**The exercise**
Copy exactly the lines from the start of the material through the line with "0.0730, 0.0660, 0.0700]". Pictures stay out of the copy.

>> Start Material provided

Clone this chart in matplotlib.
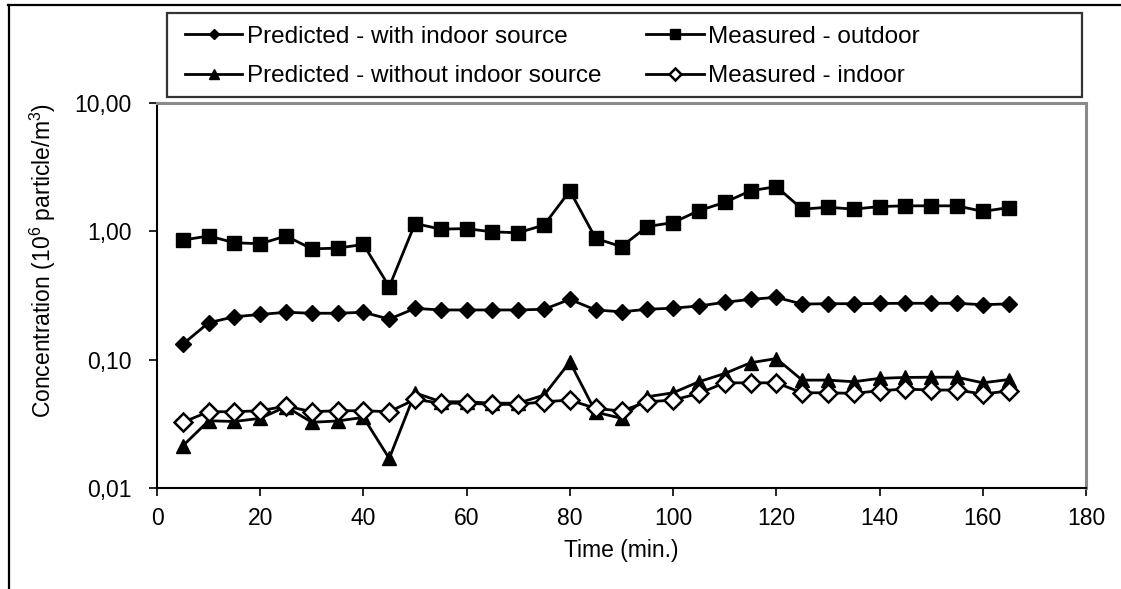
import matplotlib
matplotlib.use("Agg")
import matplotlib.pyplot as plt
from matplotlib.lines import Line2D
from matplotlib.patches import Rectangle

plt.rcParams['font.family'] = ['Liberation Sans', 'DejaVu Sans']
plt.rcParams['mathtext.fontset'] = 'custom'
plt.rcParams['mathtext.rm'] = 'Liberation Sans'
plt.rcParams['mathtext.it'] = 'Liberation Sans'
plt.rcParams['mathtext.bf'] = 'Liberation Sans:bold'

time = [5, 10, 15, 20, 25, 30, 35, 40, 45, 50, 55, 60, 65, 70, 75, 80, 85,
        90, 95, 100, 105, 110, 115, 120, 125, 130, 135, 140, 145, 150, 155, 160, 165]

pred_with = [0.132, 0.194, 0.216, 0.225, 0.234, 0.230, 0.230, 0.234, 0.207, 0.251,
             0.244, 0.244, 0.244, 0.244, 0.247, 0.295, 0.244, 0.236, 0.247, 0.252,
             0.262, 0.280, 0.295, 0.306, 0.271, 0.273, 0.273, 0.274, 0.275, 0.275,
             0.275, 0.268, 0.272]

meas_out = [0.855, 0.92, 0.815, 0.80, 0.92, 0.73, 0.74, 0.79, 0.37, 1.15,
            1.04, 1.05, 0.99, 0.975, 1.12, 2.07, 0.88, 0.76, 1.09, 1.17,
            1.45, 1.68, 2.07, 2.23, 1.49, 1.54, 1.49, 1.56, 1.58, 1.58,
            1.58, 1.43, 1.53]

pred_without = [0.0213, 0.0334, 0.0330, 0.0349, 0.0430, 0.0325, 0.0333, 0.0355, 0.0170, 0.0552,
                0.0470, 0.0470, 0.0458, 0.0458, 0.0530, 0.0960, 0.0390, 0.0349, 0.0514, 0.0552,
                0.0673, 0.0780, 0.0946, 0.1020, 0.0693, 0.0693, 0.0673, 0.0715, 0.0727, 0.0730,
                0.0730, 0.0660, 0.0700]

meas_in = [0.0325, 0.0393, 0.0393, 0.0400, 0.0435, 0.0393, 0.0400, 0.0400, 0.0393, 0.0490,
           0.0458, 0.0458, 0.0448, 0.0448, 0.0470, 0.0484, 0.0417, 0.0398, 0.0470, 0.0484,
           0.0546, 0.0660, 0.0660, 0.0660, 0.0552, 0.0552, 0.0546, 0.0573, 0.0590, 0.0580,
           0.0580, 0.0540, 0.0570]

xticks = [0, 20, 40, 60, 80, 100, 120, 140, 160, 180]
yticks = [0.01, 0.1, 1, 10]
ytick_labels = ["0,01", "0,10", "1,00", "10,00"]

labels = ["Predicted - with indoor source", "Predicted - without indoor source",
          "Measured - outdoor", "Measured - indoor"]

W, H = 1121, 589
fig = plt.figure(figsize=(W / 100, H / 100), dpi=100)
ax = fig.add_axes([157 / W, 1 - 488 / H, (1086 - 157) / W, (488 - 103) / H])

lw = 2.0
h1, = ax.plot(time, pred_with, color='black', lw=lw, marker='D', ms=8.5,
              mfc='black', mec='black', label=labels[0], zorder=3)
h2, = ax.plot(time, pred_without, color='black', lw=lw, marker='^', ms=10,
              mfc='black', mec='black', label=labels[1], zorder=3)
h3, = ax.plot(time, meas_out, color='black', lw=lw, marker='s', ms=10,
              mfc='black', mec='black', label=labels[2], zorder=3)
h4, = ax.plot(time, meas_in, color='black', lw=lw, marker='D', ms=9,
              mfc='white', mec='black', mew=1.8, label=labels[3], zorder=4)

ax.set_yscale('log')
ax.set_ylim(0.01, 10)
ax.set_xlim(0, 180)
ax.set_xticks(xticks)
ax.set_xticklabels([str(v) for v in xticks])
ax.set_yticks(yticks)
ax.set_yticklabels(ytick_labels)
ax.yaxis.set_minor_locator(matplotlib.ticker.NullLocator())

ax.tick_params(axis='both', direction='out', length=6, width=1.2, labelsize=16.5, colors='black')
ax.tick_params(axis='y', pad=12)
ax.tick_params(axis='x', pad=8)

for s in ['left', 'bottom']:
    ax.spines[s].set_color('black')
    ax.spines[s].set_linewidth(1.5)
for s in ['top', 'right']:
    ax.spines[s].set_color('#8a8a8a')
    ax.spines[s].set_linewidth(2.2)

ax.set_xlabel("Time (min.)", fontsize=16.5, labelpad=6)
fig.text(43 / W, 1 - 260 / H, r"Concentration (10$^{6}$ particle/m$^{3}$)", rotation=90,
         ha='center', va='center', fontsize=16.5)

# legend frame
fig.add_artist(Rectangle((167 / W, 1 - 97 / H), (1082 - 167) / W, (97 - 13) / H,
                         transform=fig.transFigure, facecolor='white',
                         edgecolor='#333333', lw=1.6, zorder=1))

leg = fig.legend(handles=[h1, h2, h3, h4], ncol=2, loc='center left',
                 bbox_to_anchor=(185 / W, 1 - 56.5 / H),
                 fontsize=17.5, frameon=False,
                 handlelength=2.35, handletextpad=0.2, markerscale=0.65,
                 borderaxespad=0, borderpad=0, labelspacing=0.72, columnspacing=1.85)
leg.set_zorder(2)

# outer frame lines
fig.add_artist(Line2D([8 / W, 1.0], [1 - 5 / H, 1 - 5 / H], transform=fig.transFigure,
                      color='black', lw=1.6))
fig.add_artist(Line2D([9 / W, 9 / W], [1 - 5 / H, 0], transform=fig.transFigure,
                      color='black', lw=1.6))

fig.savefig("out.png", dpi=100)
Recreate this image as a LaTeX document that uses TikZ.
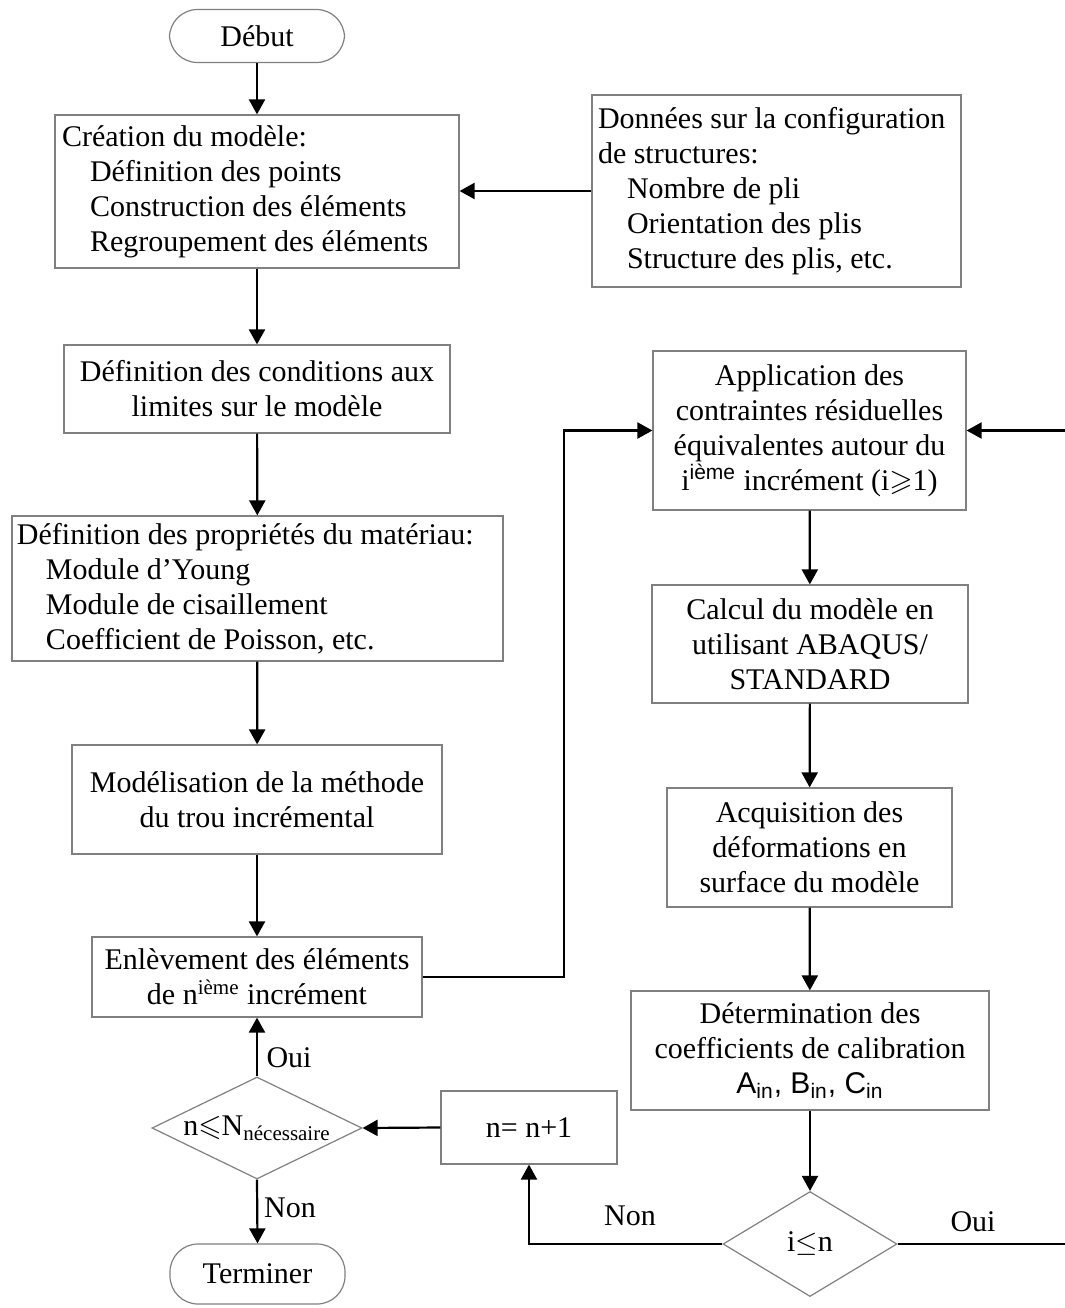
\documentclass[tikz,border=0pt]{standalone}
\usepackage{amsmath, amssymb}
\usepackage{fontspec}
\setmainfont{Liberation Serif}
\setsansfont{Liberation Sans}
\usepackage{tikz}
\usepackage{xcolor}
\usetikzlibrary{arrows.meta, positioning, calc, shapes.geometric}
\definecolor{boxline}{HTML}{808080}
\definecolor{flowline}{HTML}{000000}

\begin{document}
\begin{tikzpicture}[x=0.5pt, y=-0.5pt,
            font=\fontsize{15pt}{17.5pt}\selectfont,
            bx/.style={rectangle, draw=boxline, line width=0.6pt, inner sep=2pt, align=center},
            lbx/.style={rectangle, draw=boxline, line width=0.6pt, inner ysep=2pt, align=flush left},
            term/.style={rectangle, rounded corners=14pt, draw=boxline, line width=0.6pt, minimum width=87.5pt},
            dec/.style={diamond, draw=boxline, line width=0.6pt, inner sep=0pt, aspect=2},
            fl/.style={flowline, line width=1.1pt, -{Triangle[length=7.5pt, width=8pt]}},
            lb/.style={inner sep=0pt}]
            \useasboundingbox (0,0) rectangle (1065,1308);
            \node[term, minimum height=26.5pt] (debut) at (257,36) {Début};
            \node[lbx, inner xsep=3.5pt, text width=195pt, minimum height=76.5pt] (creation) at (257,191.5)
                {Création du modèle:\\ \hspace*{14pt}Définition des points\\ \hspace*{14pt}Construction des éléments\\ \hspace*{14pt}Regroupement des éléments};
            \node[lbx, inner xsep=3pt, text width=178.5pt, minimum height=96pt] (donnees) at (776.5,191)
                {Données sur la configuration\\ de structures:\\ \hspace*{14.5pt}Nombre de pli\\ \hspace*{14.5pt}Orientation des plis\\ \hspace*{14.5pt}Structure des plis, etc.};
            \node[bx, minimum width=193pt, minimum height=44pt] (cond) at (257,389)
                {Définition des conditions aux\\ limites sur le modèle};
            \node[lbx, inner xsep=2.5pt, text width=240.5pt, minimum height=72.5pt] (props) at (257.5,588.5)
                {Définition des propriétés du matériau:\\ \hspace*{14.5pt}Module d’Young\\ \hspace*{14.5pt}Module de cisaillement\\ \hspace*{14.5pt}Coefficient de Poisson, etc.};
            \node[bx, minimum width=185pt, minimum height=54.5pt] (model) at (257,799.5)
                {Modélisation de la méthode\\ du trou incrémental};
            \node[bx, minimum width=165pt, minimum height=40pt] (enlev) at (257,977)
                {Enlèvement des éléments\\ de n\textsuperscript{ième} incrément};
            \node[dec, minimum width=105pt, minimum height=51pt] (testn) at (257,1128)
                {n$\leqslant$N\textsubscript{nécessaire}};
            \node[term, minimum height=30pt] (fin) at (257.5,1274) {Terminer};
            \node[bx, minimum width=88pt, minimum height=36.5pt] (incr) at (529,1127.5) {n= n+1};
            \node[bx, minimum width=156.5pt, minimum height=79.5pt] (app) at (809.5,430.5)
                {Application des\\ contraintes résiduelles\\ équivalentes autour du\\ i\textsuperscript{\sffamily ième} incrément (i$\geqslant$1)};
            \node[bx, minimum width=158pt, minimum height=59pt] (calc) at (810,644)
                {Calcul du modèle en\\ utilisant ABAQUS/\\ STANDARD};
            \node[bx, minimum width=142.5pt, minimum height=59.5pt] (acq) at (809.5,847.5)
                {Acquisition des\\ déformations en\\ surface du modèle};
            \node[bx, minimum width=179pt, minimum height=59.5pt] (determ) at (810,1050.5)
                {Détermination des\\ coefficients de calibration\\ {\sffamily A\textsubscript{in}, B\textsubscript{in}, C\textsubscript{in}}};
            \node[dec, minimum width=87pt, minimum height=52.5pt] (testi) at (810,1244) {i$\leq$n};
            \node[lb] (ouiA) at (289,1058) {Oui};
            \node[lb] (nonA) at (290,1208) {Non};
            \node[lb] (nonB) at (630,1216) {Non};
            \node[lb] (ouiB) at (973,1222) {Oui};
            \coordinate (jA) at (564,977);
            \coordinate (jB) at (1085,1244);
            \draw[fl] (debut) -- (creation);
            \draw[fl] (donnees.west) -- (donnees.west -| creation.east);
            \draw[fl] (creation) -- (cond);
            \draw[fl] (cond) -- (props);
            \draw[fl] (props) -- (model);
            \draw[fl] (model) -- (enlev);
            \draw[fl] (enlev.east) -- (jA) |- (app.west);
            \draw[fl] (app) -- (calc);
            \draw[fl] (calc) -- (acq);
            \draw[fl] (acq) -- (determ);
            \draw[fl] (determ) -- (testi);
            \draw[fl] (testi.west) -| (incr.south);
            \draw[fl] (incr.west) -- (testn.east);
            \draw[fl] (testn.north) -- (enlev.south);
            \draw[fl] (testn.south) -- (fin.north);
            \draw[fl] (testi.east) -- (jB) |- (app.east);
        \end{tikzpicture}
\end{document}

>> End Material provided

**Solution**
Clone this chart in matplotlib.
import matplotlib
matplotlib.use("Agg")
import matplotlib.pyplot as plt
from matplotlib.lines import Line2D
from matplotlib.patches import Rectangle

plt.rcParams['font.family'] = ['Liberation Sans', 'DejaVu Sans']
plt.rcParams['mathtext.fontset'] = 'custom'
plt.rcParams['mathtext.rm'] = 'Liberation Sans'
plt.rcParams['mathtext.it'] = 'Liberation Sans'
plt.rcParams['mathtext.bf'] = 'Liberation Sans:bold'

time = [5, 10, 15, 20, 25, 30, 35, 40, 45, 50, 55, 60, 65, 70, 75, 80, 85,
        90, 95, 100, 105, 110, 115, 120, 125, 130, 135, 140, 145, 150, 155, 160, 165]

pred_with = [0.132, 0.194, 0.216, 0.225, 0.234, 0.230, 0.230, 0.234, 0.207, 0.251,
             0.244, 0.244, 0.244, 0.244, 0.247, 0.295, 0.244, 0.236, 0.247, 0.252,
             0.262, 0.280, 0.295, 0.306, 0.271, 0.273, 0.273, 0.274, 0.275, 0.275,
             0.275, 0.268, 0.272]

meas_out = [0.855, 0.92, 0.815, 0.80, 0.92, 0.73, 0.74, 0.79, 0.37, 1.15,
            1.04, 1.05, 0.99, 0.975, 1.12, 2.07, 0.88, 0.76, 1.09, 1.17,
            1.45, 1.68, 2.07, 2.23, 1.49, 1.54, 1.49, 1.56, 1.58, 1.58,
            1.58, 1.43, 1.53]

pred_without = [0.0213, 0.0334, 0.0330, 0.0349, 0.0430, 0.0325, 0.0333, 0.0355, 0.0170, 0.0552,
                0.0470, 0.0470, 0.0458, 0.0458, 0.0530, 0.0960, 0.0390, 0.0349, 0.0514, 0.0552,
                0.0673, 0.0780, 0.0946, 0.1020, 0.0693, 0.0693, 0.0673, 0.0715, 0.0727, 0.0730,
                0.0730, 0.0660, 0.0700]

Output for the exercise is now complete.